By Gregor Brown in Milano
Germany's Markus Eichler has picked up where Giovanni Pinarello has left off by winning the Giro d'Italia's title for lowest placed rider in the general classification – this year noted by the numero nero. The 26 year-old of Team Milram successfully defended his place in the final time trial – and in fact padded out his place behind Mikhail Ignatiev who placed third on the final stage – to conclude the Italian three-week with a time of 94 hours 30 minutes and 30 seconds.
The short-lived maglia nera ('black jersey') of lowest placed classification rider made its comeback after 57 years, and in the 2008 edition it was honoured with a black back and bike number instead of a racing top. The maglia nera was awarded from 1946 to 1951; the last winner was Giovanni Pinarello, who later founded the famous bicycle company based in Treviso.
"I am happy that I made the finish; I am completely empty," Eichler revealed to Cyclingnews after finishing the final day's time trial with a time of 36'08". "I will be happy when I am home tonight. This is my first three-week tour."
Eichler took over the lead after Italy's Ermanno Capelli (Saunier Duval-Scott) abandoned on last Sunday's stage to Passo Fedaia. "It is nice," continued Eichler. "I am happy that I am finished, I think that I did a good job for the team."
He has received some press back home in Germany for his accomplishment. "I saw only a little bit of news on the internet, we don't get to look every day."
Unlike the jerseys and other competitions, such as fuga classification, there is no prize money offered for the numero nero.
Eichler represented the number well by climbing over the Cima Coppi of Passo di Gavia last in yesterday's stage to Tirano. "The first climb, Gavia, I went at my own speed. It was a big group and I was off the back of them by about 300 metres. I went at my own speed, the best I could do.
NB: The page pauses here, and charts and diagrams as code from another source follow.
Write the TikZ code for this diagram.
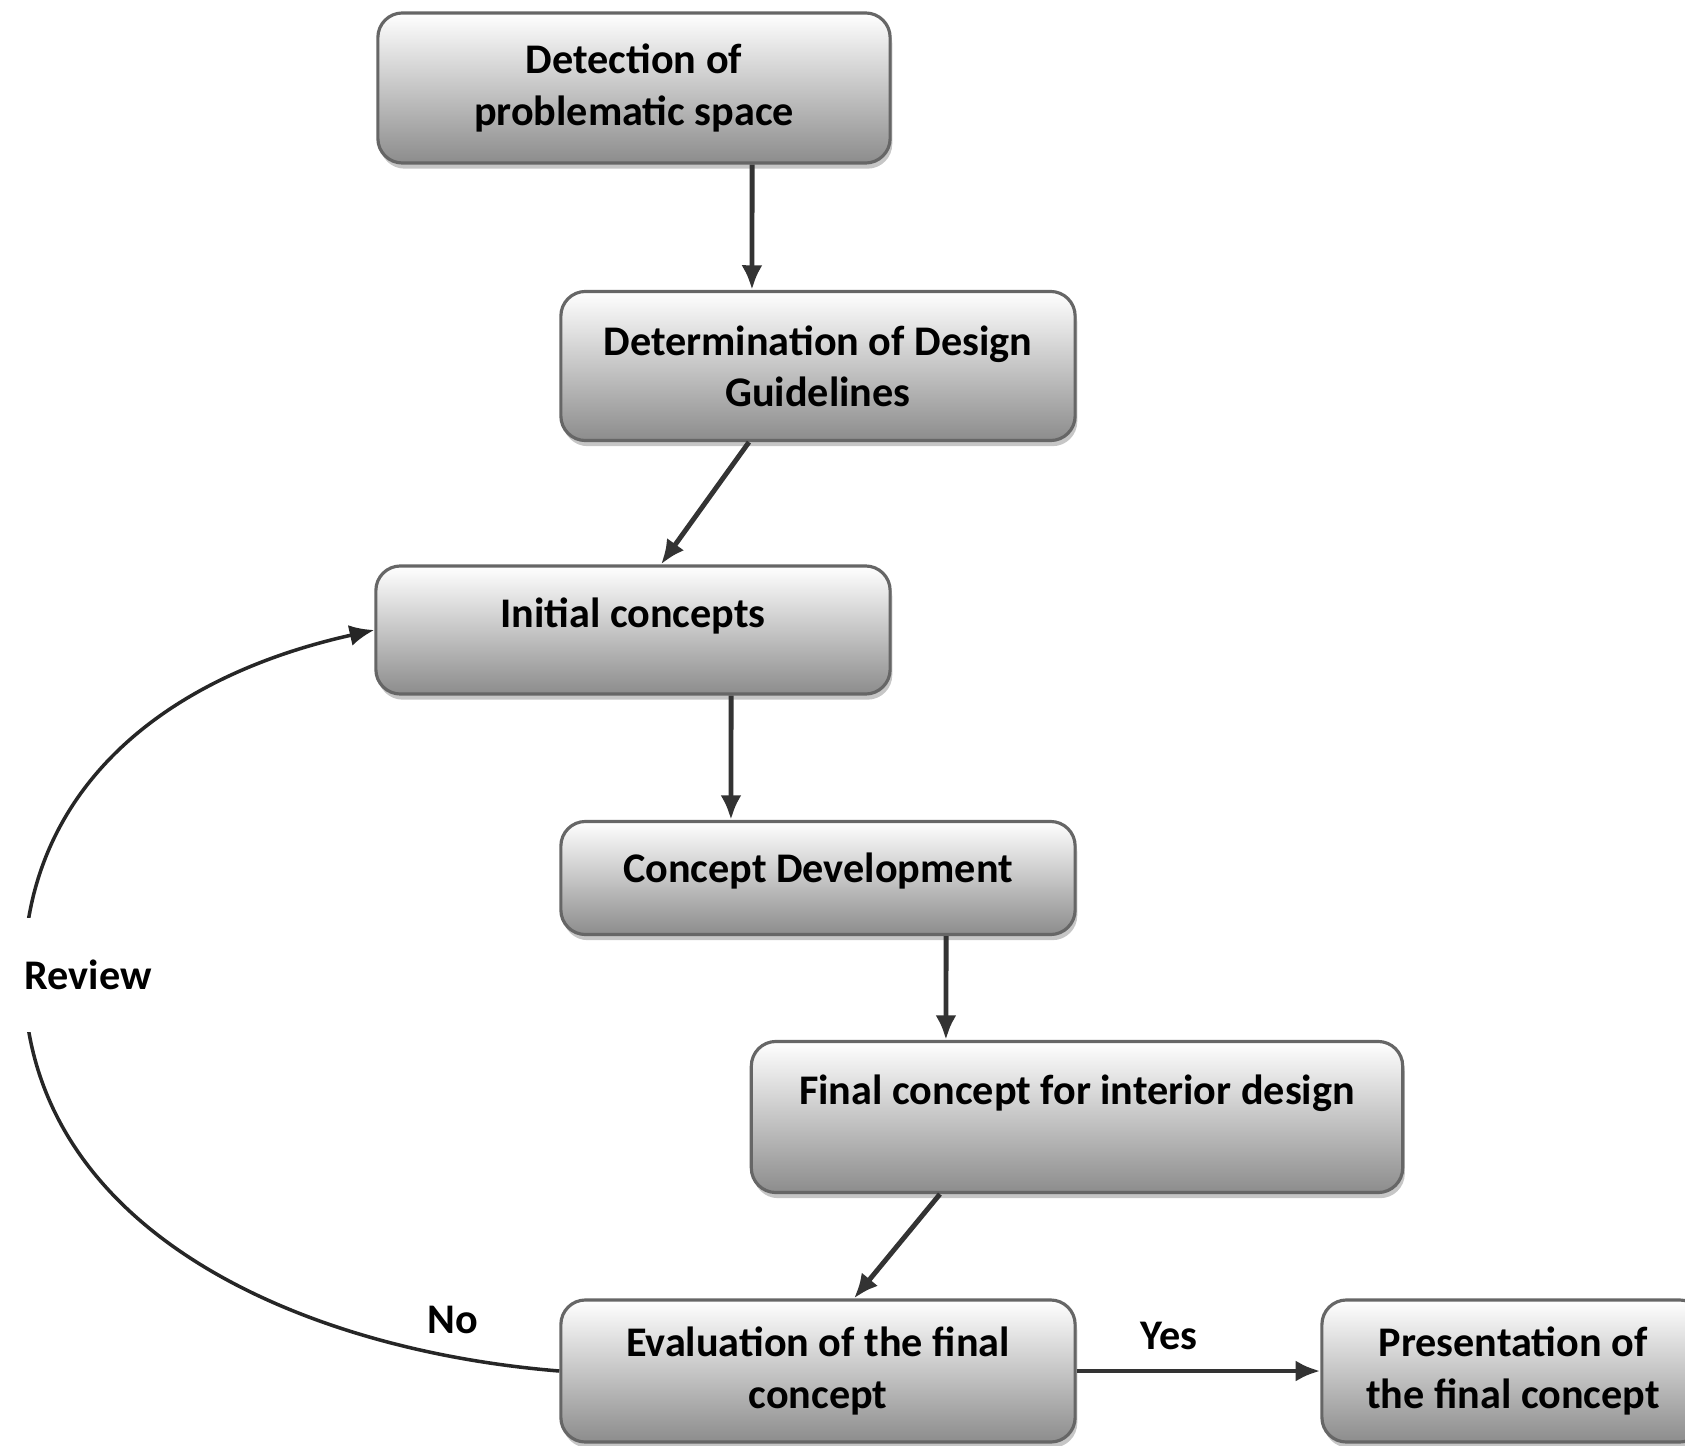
\documentclass[tikz,border=0pt]{standalone}
\usepackage{fontspec}
\setmainfont{Carlito}
\usetikzlibrary{shadows,arrows.meta}
\tikzset{
  stage/.style={draw=black!60,line width=0.9pt,rounded corners=7pt,
    top color=white,bottom color=black!45,align=center,
    font=\bfseries\fontsize{12}{14.6}\selectfont,
    drop shadow={shadow xshift=0.6pt,shadow yshift=-1.6pt,opacity=0.45}},
  flow/.style={->,draw=black!80,line width=1.4pt},
  tag/.style={font=\bfseries\fontsize{12}{14.6}\selectfont}
}
\begin{document}
\begin{tikzpicture}[>={Latex[length=7pt,width=6pt]},x=0.01cm,y=0.01cm]
	\useasboundingbox (0,0) rectangle (1685,-1446);
	% stages of the process
	\node[stage,minimum width=5.12cm,minimum height=1.5cm] (detect) at (634,-88) {Detection of\\problematic space};
	\node[stage,minimum width=5.14cm,minimum height=1.49cm] (guide) at (818,-366) {Determination of Design\\Guidelines};
	\node[stage,minimum width=5.14cm,minimum height=1.28cm,text depth=0.35cm] (initial) at (633,-630) {Initial concepts};
	\node[stage,minimum width=5.14cm,minimum height=1.13cm,text depth=0.2cm] (develop) at (818,-878) {Concept Development};
	\node[stage,minimum width=6.51cm,minimum height=1.51cm,text depth=0.55cm] (final) at (1077,-1117) {Final concept for interior design};
	\node[stage,minimum width=5.14cm,minimum height=1.42cm] (eval) at (818,-1371) {Evaluation of the final\\concept};
	\node[stage,minimum width=3.82cm,minimum height=1.42cm] (present) at (1513,-1371) {Presentation of\\the final concept};
	% arrows
	\draw[flow] ([xshift=1.18cm]detect.south) -- ([xshift=-0.66cm]guide.north);
	\draw[flow] ([xshift=-0.69cm]guide.south) -- ([xshift=0.28cm]initial.north);
	\draw[flow] ([xshift=0.98cm]initial.south) -- ([xshift=-0.87cm]develop.north);
	\draw[flow] ([xshift=1.28cm]develop.south) -- ([xshift=-1.31cm]final.north);
	\draw[flow] ([xshift=-1.37cm]final.south) -- ([xshift=0.36cm]eval.north);
	\draw[flow] (eval.east) -- (present.west);
	% review loop
	\coordinate (rv) at (24,-975);
	\draw[->,draw=black!85,line width=1pt] (eval.west) .. controls (300,-1350) and (24,-1230) .. (rv)
		.. controls (24,-800) and (150,-680) .. (initial.west);
	\node[tag,fill=white,anchor=west,inner xsep=0.06cm,inner ysep=0.42cm,xshift=-0.06cm] (review) at (rv) {Review};
	\node[tag] (no) at (453,-1320) {No};
	\node[tag] (yes) at (1169,-1336) {Yes};
\end{tikzpicture}
\end{document}
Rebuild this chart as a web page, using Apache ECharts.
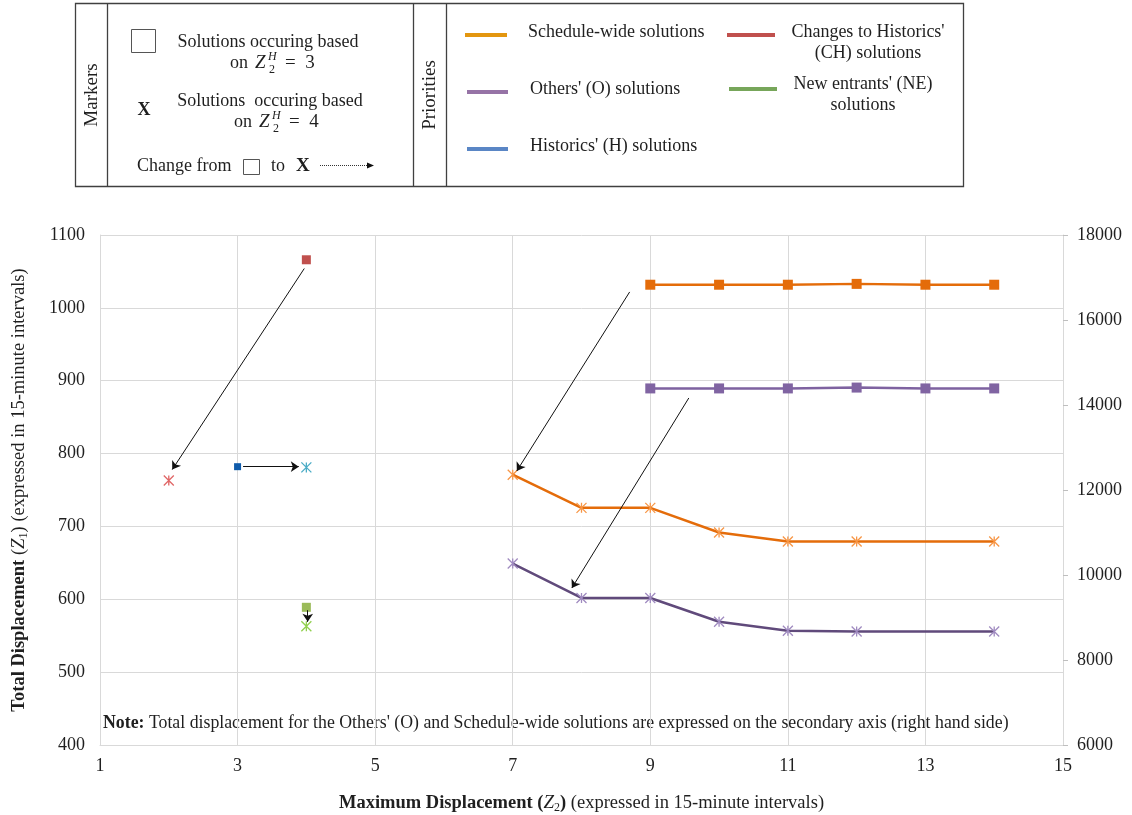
<!DOCTYPE html>
<html>
<head>
<meta charset="utf-8">
<script src="https://cdn.jsdelivr.net/npm/echarts@6/dist/echarts.min.js"></script>
<style>
html,body{margin:0;padding:0;background:#fff;}
#c{width:1132px;height:815px;}
</style>
</head>
<body>
<div id="c"></div>
<script>
// ---- data ----
const xTicks = [1, 3, 5, 7, 9, 11, 13, 15];
const z2Squares = [9, 10, 11, 12, 13, 14];
const scheduleSquares = [16830, 16830, 16830, 16850, 16830, 16830];
const othersSquares = [14390, 14390, 14390, 14410, 14390, 14390];
const z2Stars = [7, 8, 9, 10, 11, 12, 14];
const scheduleStars = [12360, 11580, 11580, 11000, 10790, 10790, 10790];
const othersStars = [10270, 9460, 9460, 8900, 8690, 8670, 8670];
const chSquare = [[4, 1066]];
const chStar = [[2, 763]];
const hSquare = [[3, 782]];
const hStar = [[4, 781]];
const neSquare = [[4, 589]];
const neStar = [[4, 563]];
// annotation arrows (from -> to), in data units
const arrowsLeft = [[[3.97, 1054], [2.05, 778]], [[3.08, 782], [3.89, 782]], [[4.02, 585], [4.02, 569]]];
const arrowsRight = [[[8.70, 16660], [7.06, 12450]], [[9.56, 14165], [7.86, 9694]]];

const FONT = 'Liberation Serif';
const TXT = '#1f1f1f';
const GRID = '#d9d9d9';
const STAR = 'path://M0 0L10 10M10 0L0 10M5 0L5 10';
const FS = 18;

function pair(xs, ys) { return xs.map((x, i) => [x, ys[i]]); }
function starItem(c) { return { color: c, borderColor: c, borderWidth: 1.3, opacity: 1 }; }
function sqItem(c) { return { color: c, opacity: 1 }; }

const chart = echarts.init(document.getElementById('c'));

function txt(x, y, text, extra) {
  return { type: 'text', x: x, y: y, style: Object.assign({ text: text, font: FS + 'px "' + FONT + '"', fill: TXT, align: 'left', verticalAlign: 'middle' }, extra || {}) };
}
function zLabel(x, y, num) {
  // "on Z_2^H = n"
  return { type: 'group', x: x, y: y, children: [
    { type: 'text', x: 0, y: 0, style: { text: 'on', font: FS + 'px "' + FONT + '"', fill: TXT, verticalAlign: 'middle' } },
    { type: 'text', x: 25, y: 0, style: { text: 'Z', font: 'italic 19px "' + FONT + '"', fill: TXT, verticalAlign: 'middle' } },
    { type: 'text', x: 38, y: -6, style: { text: 'H', font: 'italic 12px "' + FONT + '"', fill: TXT, verticalAlign: 'middle' } },
    { type: 'text', x: 39, y: 7, style: { text: '2', font: '12px "' + FONT + '"', fill: TXT, verticalAlign: 'middle' } },
    { type: 'text', x: 55, y: 0, style: { text: '=  ' + num, font: '19px "' + FONT + '"', fill: TXT, verticalAlign: 'middle' } }
  ] };
}
function legLine(x1, x2, y, c) {
  return { type: 'line', shape: { x1: x1, y1: y, x2: x2, y2: y }, style: { stroke: c, lineWidth: 4 } };
}

const graphics = [
  { type: 'rect', shape: { x: 75.5, y: 3.5, width: 888, height: 183 }, style: { fill: 'none', stroke: '#404040', lineWidth: 1.3 } },
  { type: 'line', shape: { x1: 107.5, y1: 3.5, x2: 107.5, y2: 186.5 }, style: { stroke: '#404040', lineWidth: 1.3 } },
  { type: 'line', shape: { x1: 413.5, y1: 3.5, x2: 413.5, y2: 186.5 }, style: { stroke: '#404040', lineWidth: 1.3 } },
  { type: 'line', shape: { x1: 446.5, y1: 3.5, x2: 446.5, y2: 186.5 }, style: { stroke: '#404040', lineWidth: 1.3 } },
  { type: 'text', x: 92, y: 95, rotation: Math.PI / 2, style: { text: 'Markers', font: '19px "' + FONT + '"', fill: TXT, align: 'center', verticalAlign: 'middle' } },
  { type: 'text', x: 430, y: 95, rotation: Math.PI / 2, style: { text: 'Priorities', font: '19px "' + FONT + '"', fill: TXT, align: 'center', verticalAlign: 'middle' } },
  { type: 'rect', shape: { x: 131.5, y: 29.5, width: 24, height: 23 }, style: { fill: '#fff', stroke: '#555', lineWidth: 1 } },
  txt(268, 42, 'Solutions occuring based', { align: 'center' }),
  zLabel(230, 63, 3),
  txt(144, 110, 'X', { align: 'center', font: 'bold 18px "' + FONT + '"' }),
  txt(270, 101, 'Solutions  occuring based', { align: 'center' }),
  zLabel(234, 122, 4),
  txt(137, 166, 'Change from'),
  { type: 'rect', shape: { x: 243.5, y: 159.5, width: 16, height: 15 }, style: { fill: '#fff', stroke: '#555', lineWidth: 1 } },
  txt(271, 166, 'to'),
  txt(296, 166, 'X', { font: 'bold 19px "' + FONT + '"' }),
  { type: 'line', shape: { x1: 320, y1: 165.5, x2: 369, y2: 165.5 }, style: { stroke: '#333', lineWidth: 1, lineDash: [1, 1] } },
  { type: 'polygon', shape: { points: [[374, 165.5], [367, 162.5], [367, 168.5]] }, style: { fill: '#111' } },
  legLine(465, 507, 35, '#E3960F'),
  txt(528, 32, 'Schedule-wide solutions'),
  legLine(467, 508, 92, '#9673A6'),
  txt(530, 89, "Others' (O) solutions"),
  legLine(467, 508, 149, '#5A86C5'),
  txt(530, 146, "Historics' (H) solutions"),
  legLine(727, 775, 35, '#C0504D'),
  txt(868, 32, "Changes to Historics'", { align: 'center' }),
  txt(868, 53, '(CH) solutions', { align: 'center' }),
  legLine(729, 777, 89, '#77A65A'),
  txt(863, 84, "New entrants' (NE)", { align: 'center' }),
  txt(863, 105, 'solutions', { align: 'center' }),
  { type: 'text', x: 103, y: 723, style: { text: '{b|Note:} Total displacement for the Others\' (O) and Schedule-wide solutions are expressed on the secondary axis (right hand side)', font: '17.8px "' + FONT + '"', fill: TXT, verticalAlign: 'middle', rich: { b: { fontWeight: 'bold', fontFamily: FONT, fontSize: 17.8, fill: TXT } } } }
];

function arrowSeries(yIdx, list) {
  return {
    type: 'line', yAxisIndex: yIdx, data: [], silent: true, z: 10,
    markLine: {
      silent: true, symbol: ['none', 'arrow'], symbolSize: 8, animation: false,
      label: { show: false },
      lineStyle: { color: '#111', width: 1, type: 'solid' },
      emphasis: { disabled: true },
      data: list.map(a => [{ coord: a[0] }, { coord: a[1] }])
    }
  };
}

const richName = {
  b: { fontWeight: 'bold', fontFamily: FONT, fontSize: 18.5, color: TXT },
  i: { fontStyle: 'italic', fontFamily: FONT, fontSize: 19, color: TXT },
  s: { fontFamily: FONT, fontSize: 12, color: TXT, verticalAlign: 'bottom', lineHeight: 22 }
};

const option = {
  animation: false,
  backgroundColor: '#fff',
  textStyle: { fontFamily: FONT },
  graphic: graphics,
  grid: { left: 100, right: 69, top: 235, bottom: 70, containLabel: false, outerBoundsMode: 'none' },
  xAxis: {
    type: 'value', min: xTicks[0], max: xTicks[xTicks.length - 1], interval: 2,
    axisLine: { show: true, lineStyle: { color: GRID } },
    axisTick: { show: false },
    splitLine: { show: true, lineStyle: { color: GRID } },
    axisLabel: { fontFamily: FONT, fontSize: FS, color: TXT, margin: 12, formatter: v => String(v) },
    name: '{b|Maximum Displacement (}{i|Z}{s|2}{b|)} (expressed in 15-minute intervals)',
    nameLocation: 'middle', nameGap: 47,
    nameTextStyle: { fontFamily: FONT, fontSize: 18.5, color: TXT, rich: richName }
  },
  yAxis: [{
    type: 'value', min: 400, max: 1100, interval: 100,
    axisLine: { show: true, lineStyle: { color: GRID } },
    axisTick: { show: false },
    splitLine: { show: true, lineStyle: { color: GRID } },
    axisLabel: { fontFamily: FONT, fontSize: FS, color: TXT, margin: 15, formatter: v => String(v) },
    name: '{b|Total Displacement} ({i|Z}{s|1}) (expressed in 15-minute intervals)',
    nameLocation: 'middle', nameGap: 70,
    nameTextStyle: { fontFamily: FONT, fontSize: 18.5, color: TXT, rich: richName }
  }, {
    type: 'value', min: 6000, max: 18000, interval: 2000, position: 'right',
    axisLine: { show: true, lineStyle: { color: GRID } },
    axisTick: { show: true, length: 5, lineStyle: { color: '#bfbfbf' } },
    splitLine: { show: false },
    axisLabel: { fontFamily: FONT, fontSize: FS, color: TXT, margin: 14, formatter: v => String(v) }
  }],
  series: [
    { name: 'Schedule-wide (Z=3)', type: 'line', yAxisIndex: 1, data: pair(z2Squares, scheduleSquares),
      symbol: 'rect', symbolSize: 10, lineStyle: { color: '#E46C0A', width: 2.5 }, itemStyle: sqItem('#E46C0A') },
    { name: 'Others (Z=3)', type: 'line', yAxisIndex: 1, data: pair(z2Squares, othersSquares),
      symbol: 'rect', symbolSize: 10, lineStyle: { color: '#7E62A0', width: 2.5 }, itemStyle: sqItem('#8064A2') },
    { name: 'Schedule-wide (Z=4)', type: 'line', yAxisIndex: 1, data: pair(z2Stars, scheduleStars),
      symbol: STAR, symbolSize: 10, lineStyle: { color: '#E46C0A', width: 2.5 }, itemStyle: starItem('#F79646') },
    { name: 'Others (Z=4)', type: 'line', yAxisIndex: 1, data: pair(z2Stars, othersStars),
      symbol: STAR, symbolSize: 10, lineStyle: { color: '#604A7B', width: 2.5 }, itemStyle: starItem('#A08BC0') },
    { name: 'CH (Z=3)', type: 'scatter', data: chSquare, symbol: 'rect', symbolSize: 9, itemStyle: sqItem('#C0504D') },
    { name: 'CH (Z=4)', type: 'scatter', data: chStar, symbol: STAR, symbolSize: 10, itemStyle: starItem('#E06666') },
    { name: 'H (Z=3)', type: 'scatter', data: hSquare, symbol: 'rect', symbolSize: 7, itemStyle: sqItem('#0F5BAA') },
    { name: 'H (Z=4)', type: 'scatter', data: hStar, symbol: STAR, symbolSize: 10, itemStyle: starItem('#4BACC6') },
    { name: 'NE (Z=3)', type: 'scatter', data: neSquare, symbol: 'rect', symbolSize: 9, itemStyle: sqItem('#9BBB59') },
    { name: 'NE (Z=4)', type: 'scatter', data: neStar, symbol: STAR, symbolSize: 10, itemStyle: starItem('#92D050') },
    arrowSeries(0, arrowsLeft),
    arrowSeries(1, arrowsRight)
  ]
};
chart.setOption(option);
</script>
</body>
</html>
And I think also [last] on the Mortirolo."
He had a good feeling that he would finish the stage yesterday and ride into Milan as the celebrated numero nero; however, 24 hours earlier he was not so sure. "Yesterday, I as thinking that, 'Okay, I am going to finish.' The day before I was thinking 'F**k, it is not possible.' It was up and down throughout the stage, whether or not I could finish."
A small break will follow the Giro d'Italia, during which Eichler will talk to his team about his upcoming programme.